Did Jim Harbaugh know Colin Kaepernick was this good?

San Francisco 49er Colin Kaepernick put on a show last week. In the NFC championship Sunday, he was just as impressive with his arm and his cool, vindicating coach Jim Harbaugh.

David Goldman/AP
San Francisco 49ers quarterback Colin Kaepernick signals to the line during the second half of the NFL football NFC Championship game Sunday in Atlanta.

Perhaps this is what Jim Harbaugh imagined. Perhaps, when the San Francisco 49ers traded up to take Colin Kaepernick in the second round of the 2011 draft, Harbaugh knew that the rangy quarterback with a bodybuilder's arms and a sprinter's legs could stand in a cauldron of sound, down 17 points, in his ninth professional game, and lead his team to the Super Bowl.

If so, then his reward is fitting. Forty-niners coach Harbaugh is taking an offense no one knows how to stop – led by a star quarterback that seemingly no one but he saw coming – to the National Football League title game Feb. 3 in New Orleans.

Last week, Kaepernick continued this season's reinvention of the modern quarterback with a record 181 yards rushing against the Green Bay Packers. This Sunday, he did nothing too far beyond the ordinary – which, in its way, was spectacular.

The Atlanta Falcons had seen what Kaepernick did to the Packers, and their defense Sunday was designed to prevent him from doing it to them. That part worked. But in the end, it didn't help them much.

Kaepernick merely showed that he could do it the Peyton Manning way, too – beating a team with his arm from inside the pocket.

For opposing teams, it presents a particularly unappealing choice: Which way do you want him to beat you?

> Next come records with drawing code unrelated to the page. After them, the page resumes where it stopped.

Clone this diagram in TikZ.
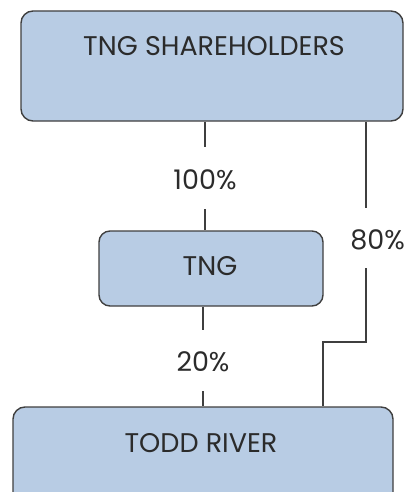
\documentclass[tikz,border=0pt]{standalone}
\usepackage{fontspec}
\setmainfont{Poppins}
\definecolor{boxfill}{HTML}{B8CCE4}
\definecolor{boxdraw}{HTML}{3F3F3F}
\definecolor{txt}{HTML}{2B2B2B}
\begin{document}
\begin{tikzpicture}[x=1pt,y=-1pt,
  entity/.style={draw=boxdraw, fill=boxfill, line width=1.4pt, rounded corners=12pt, inner sep=0pt},
  lbl/.style={text=txt, font=\fontsize{27}{31}\selectfont, inner sep=0pt},
  link/.style={draw=boxdraw, line width=1.3pt}]
\useasboundingbox (0,0) rectangle (406,492);
\node[entity, minimum width=382pt, minimum height=110pt] (top) at (212,66) {};
\node[lbl] (toptext) at (214,46) {TNG SHAREHOLDERS};
\node[entity, minimum width=224pt, minimum height=75pt, rounded corners=11pt] (tng) at (211,268.5) {};
\node[lbl] (tngtext) at (210,266) {TNG};
\node[entity, minimum width=380pt, minimum height=110pt] (todd) at (203,462) {};
\node[lbl] (toddtext) at (201,443) {TODD RIVER};
% labels
\node[lbl] (p100) at (205,180) {100\%};
\node[lbl] (p20) at (203,362) {20\%};
\node[lbl] (p80) at (377.5,240) {80\%};
% coordinates
\coordinate (a1) at (205,147);
\coordinate (a2) at (205,209);
\coordinate (b1) at (203,330);
\coordinate (b2) at (203,391);
\coordinate (c1) at (366,208);
\coordinate (c2) at (366,268);
\coordinate (c3) at (323,342);
\draw[link] (top.south -| a1) -- (a1);
\draw[link] (a2) -- (tng.north -| a2);
\draw[link] (tng.south -| b1) -- (b1);
\draw[link] (b2) -- (todd.north -| b2);
\draw[link] (top.south -| c1) -- (c1);
\draw[link] (c2) |- (c3) -- (todd.north -| c3);
\end{tikzpicture}
\end{document}
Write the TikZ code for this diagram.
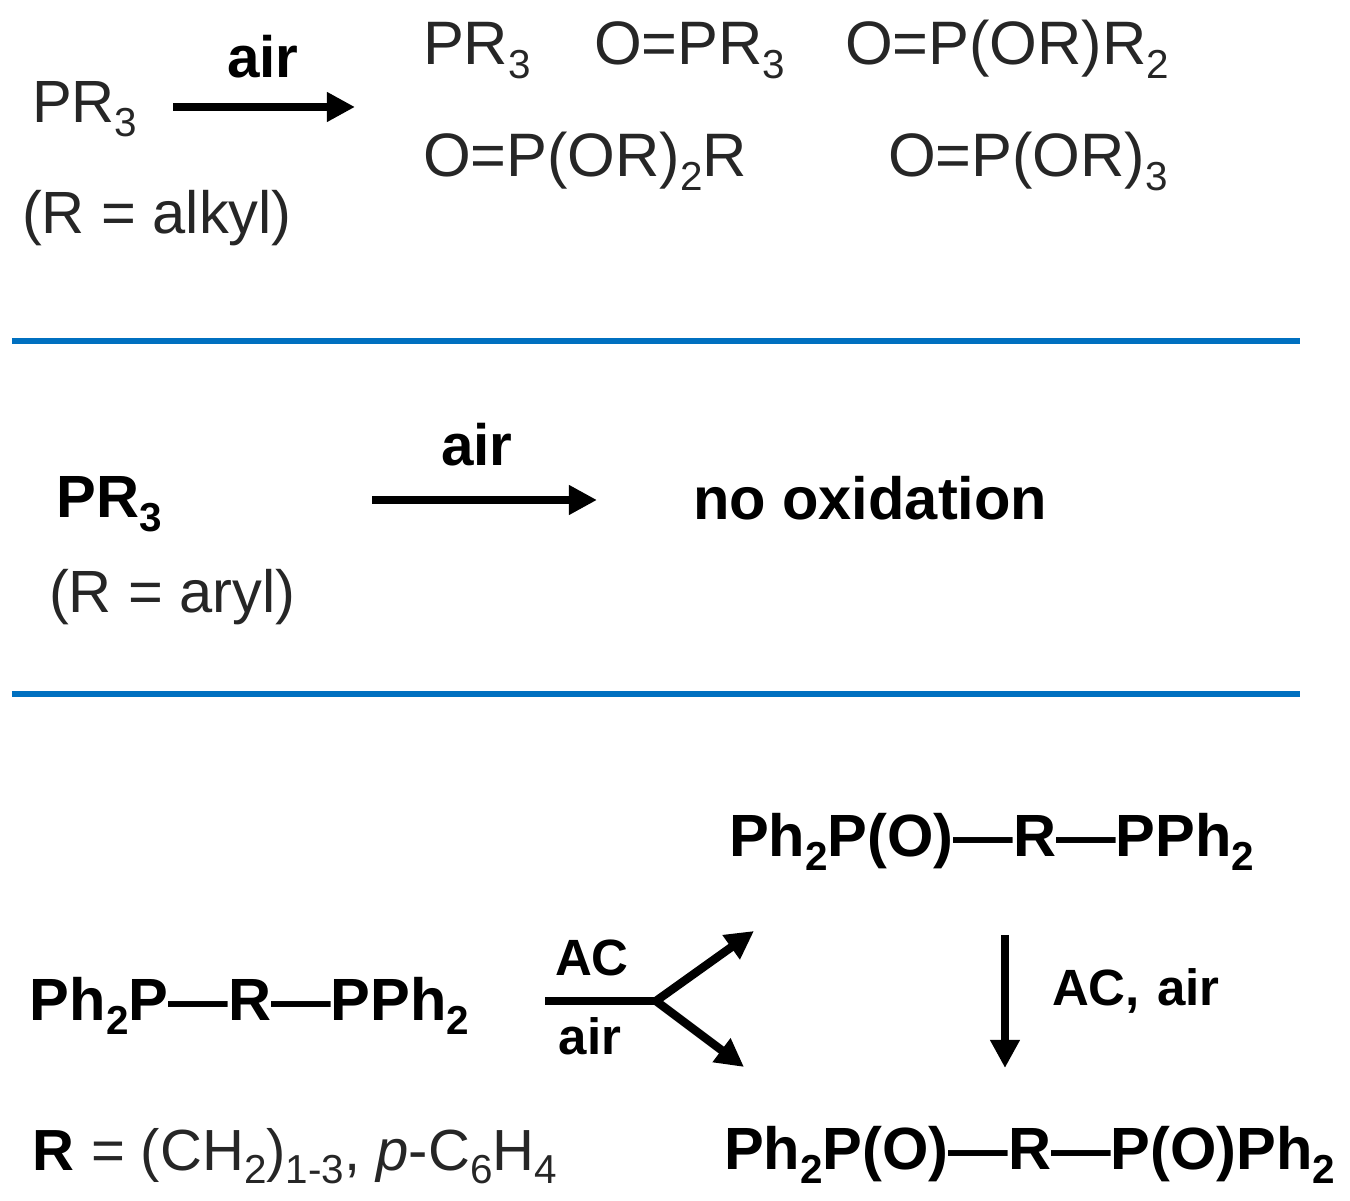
\documentclass[tikz,border=0pt]{standalone}
\usepackage{fontspec}
\setmainfont{Liberation Sans}
\usetikzlibrary{arrows.meta}
\newcommand{\sbs}[1]{\raisebox{-0.22em}{\fontsize{11.5pt}{12pt}\selectfont #1}}

\begin{document}
\begin{tikzpicture}[
    x=0.01cm, y=-0.01cm,
    chem/.style={anchor=base west, inner sep=0pt, outer sep=0pt, font=\fontsize{16.95pt}{18pt}\selectfont, text=black!85},
    chemp/.style={chem, font=\fontsize{17.45pt}{18pt}\selectfont},
    chemb/.style={anchor=base west, inner sep=0pt, outer sep=0pt, font=\fontsize{16.95pt}{18pt}\selectfont\bfseries},
    lab/.style={anchor=base, inner sep=0pt, outer sep=0pt, font=\fontsize{14.5pt}{16pt}\selectfont\bfseries},
    labbig/.style={lab, font=\fontsize{16.6pt}{18pt}\selectfont\bfseries},
    rxn/.style={line width=2.4pt, -{Triangle[length=8pt,width=8pt]}},
    rule/.style={line width=1.6pt, draw={rgb,255:red,0;green,112;blue,192}},
]
\useasboundingbox (0,0) rectangle (1350,1201);

% Top row - alkyl
\node[chem] (pr) at (32,123) {PR\sbs{3}};
\node[chem] (alkyl) at (22,234) {(R = alkyl)};
\node[labbig] (airtop) at (263,78) {air};
\coordinate (a1) at (173,107);
\coordinate (a2) at (355,107);
\draw[rxn] (a1) -- (a2);
\node[chemp] (p1) at (423,65) {PR\sbs{3}};
\node[chemp] (p2) at (594,65) {O=PR\sbs{3}};
\node[chemp] (p3) at (845,65) {O=P(OR)R\sbs{2}};
\node[chemp] (p4) at (423,177) {O=P(OR)\sbs{2}R};
\node[chemp] (p5) at (888,177) {O=P(OR)\sbs{3}};

% Blue rules
\coordinate (r1) at (12,341);
\coordinate (r2) at (1300,341);
\coordinate (r3) at (12,694);
\coordinate (r4) at (1300,694);
\draw[rule] (r1) -- (r2);
\draw[rule] (r3) -- (r4);

% Middle row - aryl
\node[chemb] (prb) at (57,518) {PR\sbs{3}};
\node[chem] (aryl) at (49,613) {(R = aryl)};
\node[labbig] (airmid) at (477,466) {air};
\coordinate (b1) at (372,500);
\coordinate (b2) at (597,500);
\draw[rxn] (b1) -- (b2);
\node[chemb] (noox) at (693,520) {no oxidation};

% Bottom - diphosphine
\node[chemb] (dp) at (30,1021) {Ph\sbs{2}P—R—PPh\sbs{2}};
\node[lab] (ac) at (592,976) {AC};
\node[lab] (airlow) at (590,1055) {air};
\coordinate (c1) at (545,1001);
\coordinate (c2) at (656,1001);
\coordinate (c3) at (754,931);
\coordinate (c4) at (744,1067);
\draw[line width=2.4pt] (c1) -- (c2);
\draw[rxn] (c2) -- (c3);
\draw[rxn] (c2) -- (c4);
\node[chemb] (mono) at (729,857) {Ph\sbs{2}P(O)—R—PPh\sbs{2}};
\node[chemb] (dio) at (724,1170) {Ph\sbs{2}P(O)—R—P(O)Ph\sbs{2}};
\coordinate (d1) at (1005,935);
\coordinate (d2) at (1005,1068);
\draw[rxn] (d1) -- (d2);
\node[lab, anchor=base west] (acair) at (1052,1006) {AC,\hspace{1pt} air};
\node[chem, font=\fontsize{16.5pt}{18pt}\selectfont] (rdef) at (33,1171) {\textcolor{black}{\textbf{R}} = (CH\sbs{2})\sbs{1-3}, \textit{p}-C\sbs{6}H\sbs{4}};
\end{tikzpicture}
\end{document}
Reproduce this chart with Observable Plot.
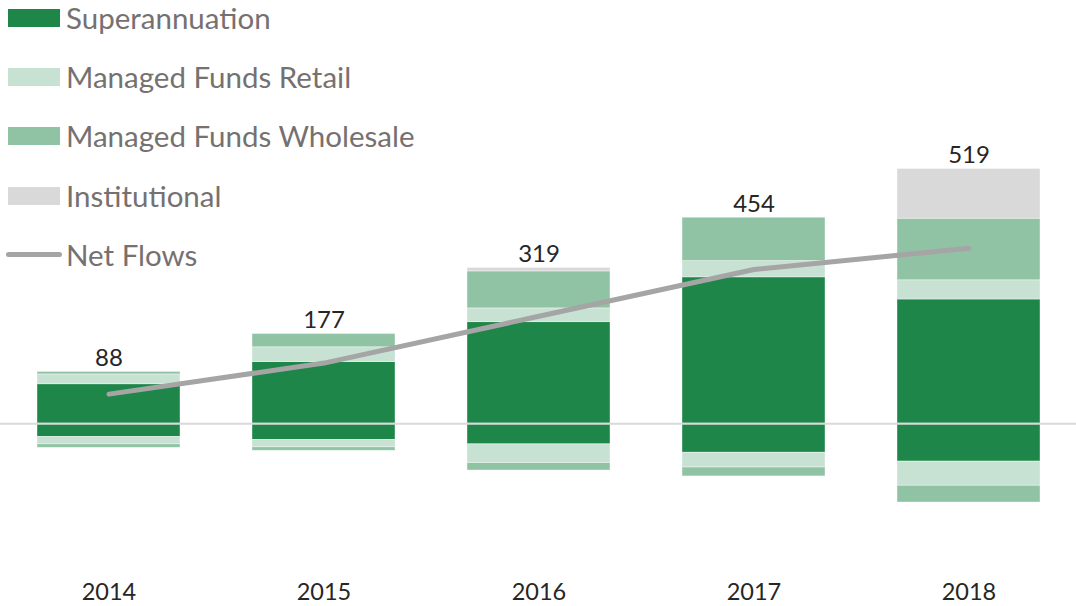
<!DOCTYPE html>
<html>
<head>
<meta charset="utf-8">
<script src="https://cdn.jsdelivr.net/npm/d3@7"></script>
<script src="https://cdn.jsdelivr.net/npm/@observablehq/plot@0.6"></script>
<style>
  body { margin: 0; background: #fff; }
  #wrap { position: relative; width: 1076px; height: 606px; font-family: Lato, "Open Sans", sans-serif; }
  #legend { position: absolute; left: 0; top: 0; width: 440px; height: 280px; }
  .row { position: absolute; left: 0; height: 40px; display: flex; align-items: center; white-space: nowrap; }
  .sw { position: absolute; left: 8px; width: 52px; height: 18px; }
  .ln { position: absolute; left: 6px; width: 56px; height: 5px; border-radius: 3px; }
  .lab { position: absolute; left: 66px; font-size: 29.5px; color: #767171; line-height: 40px; }
</style>
</head>
<body>
<div id="wrap"><div id="chart"></div><div id="legend"></div></div>
<script>
// ---- data ----
const years = ["2014", "2015", "2016", "2017", "2018"];
const categories = ["Superannuation", "Managed Funds Retail", "Managed Funds Wholesale", "Institutional"];
const colors = ["#1f864a", "#c7e2d3", "#90c3a4", "#d9d9d9"];
const superannuationIn  = [80, 125, 206, 297, 252];
const superannuationOut = [-27, -33, -42, -59, -77];
const retailIn          = [20, 30, 28, 33, 39];
const retailOut         = [-15, -15, -38, -30, -49];
const wholesaleIn       = [5, 27, 75, 88, 125];
const wholesaleOut      = [-7, -7, -15, -18, -34];
const institutionalIn   = [0, 0, 7, 0, 101];
const institutionalOut  = [0, 0, 0, 0, 0];
const netFlows          = [60, 123, 218, 313, 356];
const totalLabels       = [88, 177, 319, 454, 519];
const lineName = "Net Flows";
const lineColor = "#a5a5a5";

// ---- build tables ----
const series = [
  [categories[0], superannuationIn, superannuationOut],
  [categories[1], retailIn, retailOut],
  [categories[2], wholesaleIn, wholesaleOut],
  [categories[3], institutionalIn, institutionalOut]
];
const bars = [];
for (const [cat, ins, outs] of series) {
  years.forEach((y, i) => {
    bars.push({year: y, category: cat, value: ins[i]});
    bars.push({year: y, category: cat, value: outs[i]});
  });
}
const posTotals = years.map((y, i) => series.reduce((s, [, ins]) => s + ins[i], 0));
const labels = years.map((y, i) => ({year: y, top: posTotals[i], text: String(totalLabels[i])}));
const line = years.map((y, i) => ({year: y, value: netFlows[i]}));

const chart = Plot.plot({
  width: 1076,
  height: 606,
  marginLeft: 0,
  marginRight: 0,
  marginTop: 29,
  marginBottom: 35,
  style: {fontFamily: "Lato, 'Open Sans', sans-serif", background: "white"},
  x: {domain: years, paddingInner: 0.335, paddingOuter: 0.1675, label: null},
  y: {domain: [-300, 800], axis: null},
  color: {domain: categories, range: colors},
  marks: [
    Plot.barY(bars, Plot.stackY({
      x: "year", y: "value", fill: "category", order: null,
      stroke: "white", strokeOpacity: 0.5, strokeWidth: 0.75
    })),
    Plot.ruleY([0], {stroke: "#d9d9d9", strokeWidth: 2}),
    Plot.line(line, {x: "year", y: "value", stroke: lineColor, strokeWidth: 5,
      strokeLinecap: "round", strokeLinejoin: "round"}),
    Plot.text(labels, {x: "year", y: "top", text: "text", lineAnchor: "bottom", dy: -6,
      fontSize: 24, fill: "#262626"}),
    Plot.axisX({tickSize: 0, tickPadding: 12, fontSize: 23.5, color: "#262626", label: null})
  ]
});
document.getElementById("chart").appendChild(chart);

// ---- legend ----
const legend = document.getElementById("legend");
const entries = categories.map((c, i) => ({name: c, color: colors[i], kind: "box"}))
  .concat([{name: lineName, color: lineColor, kind: "line"}]);
entries.forEach((e, i) => {
  const row = document.createElement("div");
  row.className = "row";
  const cy = 18 + i * 59.2;
  row.style.top = (cy - 20) + "px";
  const sw = document.createElement("div");
  sw.className = e.kind === "box" ? "sw" : "ln";
  sw.style.background = e.color;
  sw.style.top = e.kind === "box" ? "11px" : "17.5px";
  const lab = document.createElement("div");
  lab.className = "lab";
  lab.style.top = "0px";
  lab.textContent = e.name;
  row.appendChild(sw);
  row.appendChild(lab);
  legend.appendChild(row);
});
</script>
</body>
</html>
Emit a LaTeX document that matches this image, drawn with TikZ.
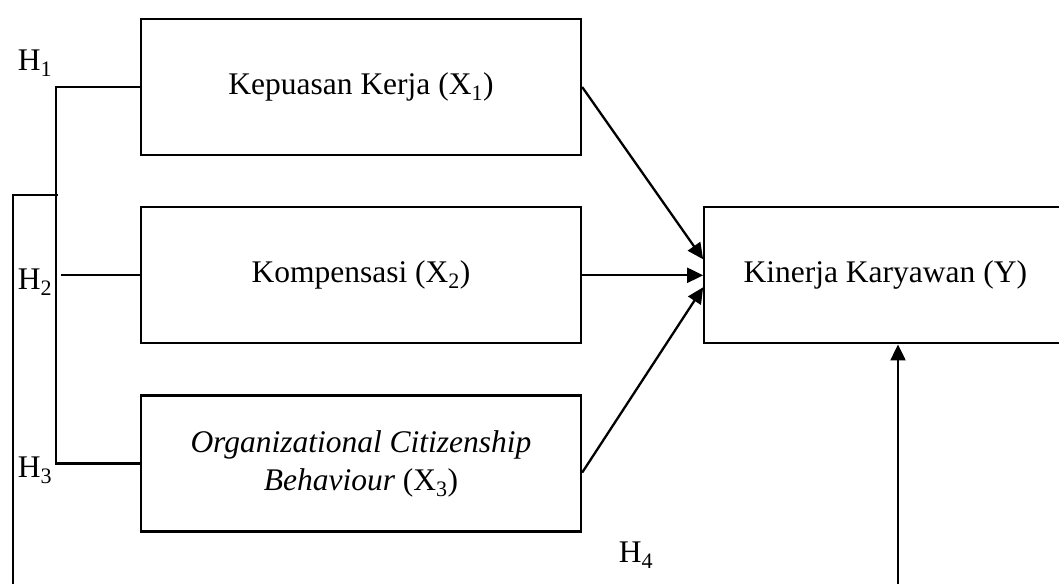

The problem, of course, is that even when Kaepernick isn't doing anything more elaborate than handing off the ball to Frank Gore, the threat of him doing more ties defenses into knots. So Atlanta essentially told its defensive ends, "Don't let Colin go anywhere." And they didn't. But Gore did – largely because those defensive ends were watching him blow by on crucial red-zone touchdowns. 

On Sunday, Kaepernick's best decision – again and again – was not to run the ball.

And when he dropped back to pass, he looked as comfortable as Sunday afternoon on a front-porch swing. A running quarterback? Only because he can run – and exquisitely. But there is also his arm.

Yes, that arm. The one that was drafted by the Chicago Cubs in 2009 for its pitching prowess. That tattooed slingshot that gives the impression that, just maybe, football's version of Pedro Martinez has lined up behind center.

Yet down 17-0 at the start of the second quarter, neither his arm nor his legs would have mattered much without his calm. Kaepernick showed it last week, coming back to give his astonishing performance after throwing an interception that the Packers returned for a touchdown on the 49ers first possession. 

Another young quarterback, Russell Wilson, showed it, too, last week, rallying his Seattle Seahawks from 20-0 down to take a 28-27 lead on the same Falcons with 31 seconds remaining – though on that day the Falcons managed a last-second field goal to win. 

And Indianapolis Colts quarterback rookie Andrew Luck somehow managed to take a team that pundits ranked last in preseason polls to an 11-5 record and a playoff berth.

Kaepernick's win Sunday in the NFC championship game – in only his eighth game as a starter, in only his second year as a pro – is simply the latest, indelible evidence that young quarterbacks are not what they used to be.

First-year starters playing in their ninth game are supposed to crumble when they fall behind in the biggest game of their short career, on the road in a stadium where the crowd is making your helmet an echoing house of horrors. After all, no NFC team – no matter how experienced its quarterback – had ever come back to win a conference championship game when trailing by 17 points.      

But there was Kaepernick, amid the din of the Georgia Dome, directing the offense as coolly as if these were preseason drills.

The sports world knows Wally Pip as the man who sat out one game with a headache and never again got his job back – his replacement was New York Yankee-legend-to-be Lou Gehrig. Alex Smith, the former 49er starting quarterback who went down in Week 10 with a concussion, deserves more recognition than that. He was, at the time, the top-rated passer in the league.

Perhaps Harbaugh knew what was in store when Kaepernick came off the bench in that game against the St. Louis Rams. It's just the rest of us who are only now beginning to fully appreciate it.